In response to a request for proposal sent out by Nassau County on Jan. 2, Five Towns Community Center, workers, volunteers and community members joined forces last Friday in support of the 115-year-old community resource and to pressure the county to renew the center’s lease, which expires next year.
“We’re not going anywhere,” Executive Director K. Brent Hill told the hundreds of protesters who gathered outside the center. “We are going to fight until the very end.”
The center’s 50-year lease with the county is set to expire in July 2024. Many employees were led to believe that County Executive Bruce Blakeman would re-sign the agreement, but the county has not yet offered the center a renewal. According to the RFP, the county is seeking people or entities to lease the Lawrence Avenue property to provide youth-oriented activities and services.
“It’s a shame that they want to take the last thing away from the black and brown communities,” said Barbara Thompson, who works with the Rev. Gregory Stanislau at St. John Baptist Church in Inwood. “They serve everyone regardless of race and color. This should not be done, and the county is trying to get rid of this building, and the people that want to take this building do not serve the community.”
Joe Billingsley, who has lived in Inwood since the 1970s, said the community center played a major role in many young lives. “It helped get the youths off the street,” he said. “They had summer job programs, school help, child care and different activities. It is a vital (part) of the community.” Billingsley said he brought his children to the center when they were young.
Dwayne Daniel voiced his appreciation for the center for keeping him off the streets and out of trouble. “This is all we have left,” he said. “If they take this away, we have nothing.”
Jackson Mondesir has volunteered at the center for three years, tutoring children in the after-school program. “After school, I would come here to work and watch over the kids,” he said, “to see how people work with each other and communicate. It’s a fun-loving environment.”

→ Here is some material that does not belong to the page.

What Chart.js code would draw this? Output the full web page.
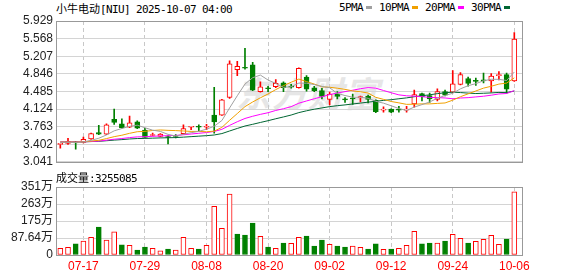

When he learned that the county was seeking alternate proposals, Mondesir said, he was concerned about the people he has built relationships with. “I was shocked and worried,” he said. “I felt panic, because I don’t want them to take this away, because it is very beneficial for me and everyone here in the community.”
County officials said the expiration of the current lease would trigger the need for another tenant. “In order to meet the needs of the community, an RFP is being issued now so that other entities will have the opportunity to respond,” Chris Boyle, a spokesman for Blakeman, said.
Boyle added that as a county tenant, the center has “failed to live up to their obligations, which is problematic.” Exactly what Boyle meant remained unclear this week.
“County Executive Blakeman is committed to improving the property and providing quality programs for the community without burdening taxpayers,” Boyle said.
Hill told the Herald that he had been contacted by several community members who said they were disappointed by the county’s response, and have described it as “despicable,” “disgusting” and “insulting.”
“The community came out to show their support because, in fact, we provide crucial services,” Hill said. “The county has not expressed to us any obligations not being met. We are certainly willing to meet with the county executive or his representatives to address any concerns they may have.”
Some neighbors expressed their desire to fight for the center, while others expressed doubt that they would lose one of their most valuable community resources. Stanislau, of St. John Baptist, encouraged the crowd to block out any doubts, and not to go down without a fight.
“It is up to us to continue to put the pressure on those who have the power and say ‘enough is enough’,” Stanislau said. “Everyone counts, regardless of status and economics. Everyone counts. That is what’s important.”
The protest, organized by Sasha Young, the founder and director of Gammy’s Pantry, which operates at the community center, said she was thankful for the show of support. The pantry is a free resource for people who are in need.
“You can see that we can come together on a day or two notice,” Young told the crowd outside the center. “We did not want to stop traffic and cause inconvenience. But losing the center is a big inconvenience to all of us.” She added: “We’re in this together. It doesn’t just affect me, it affects all of us.”
Meeting was held on Jan. 25, Community Center board members and neighbors spoke passionately about what the center means to them. The board aims to speak with the county and find a resolution to the lease issue.